EXERCISE: Give the data below again exactly as written, without its pictures.

DATA SEGMENT:
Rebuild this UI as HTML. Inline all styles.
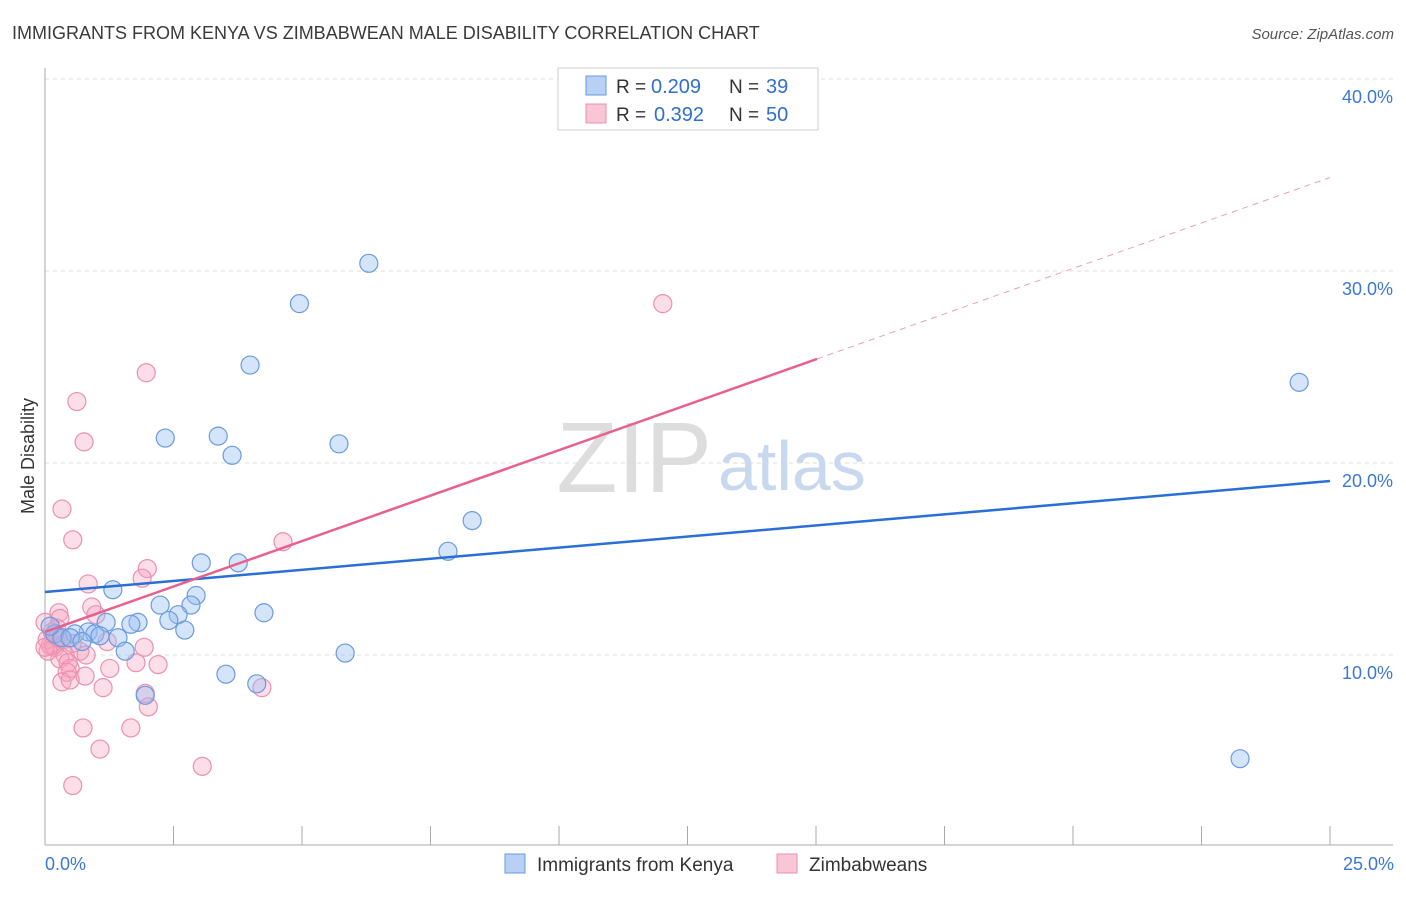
<!DOCTYPE html>
<html><head><meta charset="utf-8"><style>
body{margin:0;background:#fff;font-family:"Liberation Sans",sans-serif}
svg text{font-family:"Liberation Sans",sans-serif}
</style></head><body>
<svg width="1406" height="892" xmlns="http://www.w3.org/2000/svg">
<text x="12" y="39" font-size="18" fill="#3a3a3a">IMMIGRANTS FROM KENYA VS ZIMBABWEAN MALE DISABILITY CORRELATION CHART</text>
<text x="1394" y="39" font-size="15" fill="#555" text-anchor="end" font-style="italic">Source: ZipAtlas.com</text>
<g id="grid"></g>
<text x="712" y="492" font-size="100" fill="#ddd" text-anchor="end" font-family="Liberation Serif">ZIP</text>
<text x="718" y="490" font-size="70" fill="#c8d8ef">atlas</text>
<text x="34" y="456" font-size="18" fill="#333" text-anchor="middle" transform="rotate(-90 34 456)">Male Disability</text>
<g id="pts"></g>
<g id="lines"></g>
<g>
<rect x="558" y="68" width="260" height="62" fill="#fff" stroke="#ccc"/>
<rect x="586" y="76" width="20" height="19" fill="#b7d0f3" stroke="#6a9ae0"/>
<rect x="586" y="104" width="20" height="19" fill="#f9c6d6" stroke="#ec8fb0"/>
<text x="616" y="93" font-size="19" fill="#333">R =</text>
<text x="651" y="93" font-size="20" fill="#2f6fce">0.209</text>
<text x="729" y="93" font-size="19" fill="#333">N =</text>
<text x="766" y="93" font-size="20" fill="#2f6fce">39</text>
<text x="616" y="121" font-size="19" fill="#333">R =</text>
<text x="654" y="121" font-size="20" fill="#2f6fce">0.392</text>
<text x="729" y="121" font-size="19" fill="#333">N =</text>
<text x="766" y="121" font-size="20" fill="#2f6fce">50</text>
</g>
<g>
<rect x="505" y="854" width="20" height="19" fill="#b7d0f3" stroke="#6a9ae0"/>
<text x="537" y="871" font-size="19" fill="#333">Immigrants from Kenya</text>
<rect x="777" y="854" width="20" height="19" fill="#f9c6d6" stroke="#ec8fb0"/>
<text x="809" y="871" font-size="19" fill="#333">Zimbabweans</text>
</g>
<text x="45" y="870" font-size="18" fill="#3b78d6">0.0%</text>
<text x="1394" y="870" font-size="18" fill="#3b78d6" text-anchor="end">25.0%</text>
</svg>
<script>
const yTicks=[10,20,30,40];
const blueX=[6.3,4.95,3.99,24.4,2.34,3.37,3.64,5.72,8.31,7.84,3.04,3.76,1.32,2.94,2.24,2.84,1.81,1.67,2.59,2.41,4.26,2.72,1.19,0.84,0.97,0.58,0.19,0.33,0.49,1.42,1.56,5.84,3.52,4.12,1.95,23.25,0.1,1.07,0.72];
const blueY=[30.4,28.3,25.1,24.2,21.3,21.4,20.4,21.0,17.0,15.4,14.8,14.8,13.4,13.1,12.6,12.6,11.7,11.6,12.1,11.8,12.2,11.3,11.7,11.2,11.1,11.1,11.1,10.9,10.9,10.9,10.2,10.1,9.0,8.5,7.9,4.6,11.5,11.0,10.7];
const pinkX=[12.02,1.97,0.62,0.76,0.33,0.54,4.63,1.99,1.89,0.84,0.91,0.99,0.27,0.29,0,1.93,1.21,0.68,0.1,0.19,0.04,0.39,0.29,0.45,0.49,0.43,0.78,1.77,2.2,0.33,0.49,1.13,4.22,1.95,2.01,1.67,0.74,1.07,3.06,0.54,0.16,0.25,0.06,0.35,0.53,0.14,0.23,0.8,1.26,0];
const pinkY=[28.3,24.7,23.2,21.1,17.6,16.0,15.9,14.5,14.0,13.7,12.5,12.1,12.2,11.9,11.7,10.4,10.7,10.2,10.5,10.4,10.8,10.0,9.8,9.6,9.3,9.1,8.9,9.6,9.5,8.6,8.7,8.3,8.3,8.0,7.3,6.2,6.2,5.1,4.2,3.2,10.5,10.9,10.2,10.8,10.6,11.2,11.4,10.0,9.3,10.4];
const X0=45,X1=1330,Y0=847,PX=19.2;
const sx=v=>X0+(v/25)*(X1-X0), sy=v=>Y0-v*PX;
const NS="http://www.w3.org/2000/svg";
function mk(tag,attrs,parent){const e=document.createElementNS(NS,tag);for(const k in attrs)e.setAttribute(k,attrs[k]);parent.appendChild(e);return e;}
const grid=document.getElementById('grid');
yTicks.forEach(t=>{
 const l=mk('line',{x1:45,x2:1393,y1:sy(t),y2:sy(t),stroke:'#ddd','stroke-dasharray':'4,4'},grid);
 
 
 const tx=mk('text',{x:1393,y:sy(t)+24,'font-size':18,fill:'#3b78d6','text-anchor':'end'},grid);
 tx.textContent=t.toFixed(1)+'%';
 
 
});
mk('line',{x1:45,x2:45,y1:68,y2:845,stroke:'#aaa'},grid);
mk('line',{x1:45,x2:1393,y1:845,y2:845,stroke:'#aaa'},grid);
for(let i=1;i<=10;i++){const x=sx(i*2.5);mk('line',{x1:x,x2:x,y1:826,y2:845,stroke:'#aaa'},grid);}
const pts=document.getElementById('pts');
pinkX.forEach((v,i)=>{const c=mk('circle',{cx:sx(v),cy:sy(pinkY[i]),r:9,fill:'rgba(245,160,190,0.35)',stroke:'#ec8fb0','stroke-width':1.2},pts);
 
 });
blueX.forEach((v,i)=>{const c=mk('circle',{cx:sx(v),cy:sy(blueY[i]),r:9,fill:'rgba(150,190,240,0.4)',stroke:'#6a9ae0','stroke-width':1.2},pts);
 
 });
const lines=document.getElementById('lines');
const bf=[13.28,(19.06-13.28)/25], pf=[11.2,(25.42-11.2)/15.02];
const bl=mk('line',{x1:sx(0),y1:sy(bf[0]),x2:sx(25),y2:sy(bf[0]+25*bf[1]),stroke:'#2a6fd6','stroke-width':2.5},lines);


const pl=mk('line',{x1:sx(0),y1:sy(pf[0]),x2:sx(15.02),y2:sy(pf[0]+15.02*pf[1]),stroke:'#e8608e','stroke-width':2.5},lines);


const pd=mk('line',{x1:sx(15.02),y1:sy(pf[0]+15.02*pf[1]),x2:sx(25),y2:sy(pf[0]+25*pf[1]),stroke:'#e8a0b8','stroke-width':1,'stroke-dasharray':'6,5'},lines);


</script>
</body></html>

EXERCISE RESULT:
Rebuild this UI as HTML. Inline all styles.
<!DOCTYPE html>
<html><head><meta charset="utf-8"><style>
body{margin:0;background:#fff;font-family:"Liberation Sans",sans-serif}
svg text{font-family:"Liberation Sans",sans-serif}
</style></head><body>
<svg width="1406" height="892" xmlns="http://www.w3.org/2000/svg">
<text x="12" y="39" font-size="18" fill="#3a3a3a">IMMIGRANTS FROM KENYA VS ZIMBABWEAN MALE DISABILITY CORRELATION CHART</text>
<text x="1394" y="39" font-size="15" fill="#555" text-anchor="end" font-style="italic">Source: ZipAtlas.com</text>
<g id="grid"></g>
<text x="712" y="492" font-size="100" fill="#ddd" text-anchor="end" font-family="Liberation Serif">ZIP</text>
<text x="718" y="490" font-size="70" fill="#c8d8ef">atlas</text>
<text x="34" y="456" font-size="18" fill="#333" text-anchor="middle" transform="rotate(-90 34 456)">Male Disability</text>
<g id="pts"></g>
<g id="lines"></g>
<g>
<rect x="558" y="68" width="260" height="62" fill="#fff" stroke="#ccc"/>
<rect x="586" y="76" width="20" height="19" fill="#b7d0f3" stroke="#6a9ae0"/>
<rect x="586" y="104" width="20" height="19" fill="#f9c6d6" stroke="#ec8fb0"/>
<text x="616" y="93" font-size="19" fill="#333">R =</text>
<text x="651" y="93" font-size="20" fill="#2f6fce">0.209</text>
<text x="729" y="93" font-size="19" fill="#333">N =</text>
<text x="766" y="93" font-size="20" fill="#2f6fce">39</text>
<text x="616" y="121" font-size="19" fill="#333">R =</text>
<text x="654" y="121" font-size="20" fill="#2f6fce">0.392</text>
<text x="729" y="121" font-size="19" fill="#333">N =</text>
<text x="766" y="121" font-size="20" fill="#2f6fce">50</text>
</g>
<g>
<rect x="505" y="854" width="20" height="19" fill="#b7d0f3" stroke="#6a9ae0"/>
<text x="537" y="871" font-size="19" fill="#333">Immigrants from Kenya</text>
<rect x="777" y="854" width="20" height="19" fill="#f9c6d6" stroke="#ec8fb0"/>
<text x="809" y="871" font-size="19" fill="#333">Zimbabweans</text>
</g>
<text x="45" y="870" font-size="18" fill="#3b78d6">0.0%</text>
<text x="1394" y="870" font-size="18" fill="#3b78d6" text-anchor="end">25.0%</text>
</svg>
<script>
const yTicks=[10,20,30,40];
const blueX=[6.3,4.95,3.99,24.4,2.34,3.37,3.64,5.72,8.31,7.84,3.04,3.76,1.32,2.94,2.24,2.84,1.81,1.67,2.59,2.41,4.26,2.72,1.19,0.84,0.97,0.58,0.19,0.33,0.49,1.42,1.56,5.84,3.52,4.12,1.95,23.25,0.1,1.07,0.72];
const blueY=[30.4,28.3,25.1,24.2,21.3,21.4,20.4,21.0,17.0,15.4,14.8,14.8,13.4,13.1,12.6,12.6,11.7,11.6,12.1,11.8,12.2,11.3,11.7,11.2,11.1,11.1,11.1,10.9,10.9,10.9,10.2,10.1,9.0,8.5,7.9,4.6,11.5,11.0,10.7];
const pinkX=[12.02,1.97,0.62,0.76,0.33,0.54,4.63,1.99,1.89,0.84,0.91,0.99,0.27,0.29,0,1.93,1.21,0.68,0.1,0.19,0.04,0.39,0.29,0.45,0.49,0.43,0.78,1.77,2.2,0.33,0.49,1.13,4.22,1.95,2.01,1.67,0.74,1.07,3.06,0.54,0.16,0.25,0.06,0.35,0.53,0.14,0.23,0.8,1.26,0];
const pinkY=[28.3,24.7,23.2,21.1,17.6,16.0,15.9,14.5,14.0,13.7,12.5,12.1,12.2,11.9,11.7,10.4,10.7,10.2,10.5,10.4,10.8,10.0,9.8,9.6,9.3,9.1,8.9,9.6,9.5,8.6,8.7,8.3,8.3,8.0,7.3,6.2,6.2,5.1,4.2,3.2,10.5,10.9,10.2,10.8,10.6,11.2,11.4,10.0,9.3,10.4];
const X0=45,X1=1330,Y0=847,PX=19.2;
const sx=v=>X0+(v/25)*(X1-X0), sy=v=>Y0-v*PX;
const NS="http://www.w3.org/2000/svg";
function mk(tag,attrs,parent){const e=document.createElementNS(NS,tag);for(const k in attrs)e.setAttribute(k,attrs[k]);parent.appendChild(e);return e;}
const grid=document.getElementById('grid');
yTicks.forEach(t=>{
 const l=mk('line',{x1:45,x2:1393,y1:sy(t),y2:sy(t),stroke:'#ddd','stroke-dasharray':'4,4'},grid);
 
 
 const tx=mk('text',{x:1393,y:sy(t)+24,'font-size':18,fill:'#3b78d6','text-anchor':'end'},grid);
 tx.textContent=t.toFixed(1)+'%';
 
 
});
mk('line',{x1:45,x2:45,y1:68,y2:845,stroke:'#aaa'},grid);
mk('line',{x1:45,x2:1393,y1:845,y2:845,stroke:'#aaa'},grid);
for(let i=1;i<=10;i++){const x=sx(i*2.5);mk('line',{x1:x,x2:x,y1:826,y2:845,stroke:'#aaa'},grid);}
const pts=document.getElementById('pts');
pinkX.forEach((v,i)=>{const c=mk('circle',{cx:sx(v),cy:sy(pinkY[i]),r:9,fill:'rgba(245,160,190,0.35)',stroke:'#ec8fb0','stroke-width':1.2},pts);
 
 });
blueX.forEach((v,i)=>{const c=mk('circle',{cx:sx(v),cy:sy(blueY[i]),r:9,fill:'rgba(150,190,240,0.4)',stroke:'#6a9ae0','stroke-width':1.2},pts);
 
 });
const lines=document.getElementById('lines');
const bf=[13.28,(19.06-13.28)/25], pf=[11.2,(25.42-11.2)/15.02];
const bl=mk('line',{x1:sx(0),y1:sy(bf[0]),x2:sx(25),y2:sy(bf[0]+25*bf[1]),stroke:'#2a6fd6','stroke-width':2.5},lines);


const pl=mk('line',{x1:sx(0),y1:sy(pf[0]),x2:sx(15.02),y2:sy(pf[0]+15.02*pf[1]),stroke:'#e8608e','stroke-width':2.5},lines);


const pd=mk('line',{x1:sx(15.02),y1:sy(pf[0]+15.02*pf[1]),x2:sx(25),y2:sy(pf[0]+25*pf[1]),stroke:'#e8a0b8','stroke-width':1,'stroke-dasharray':'6,5'},lines);


</script>
</body></html>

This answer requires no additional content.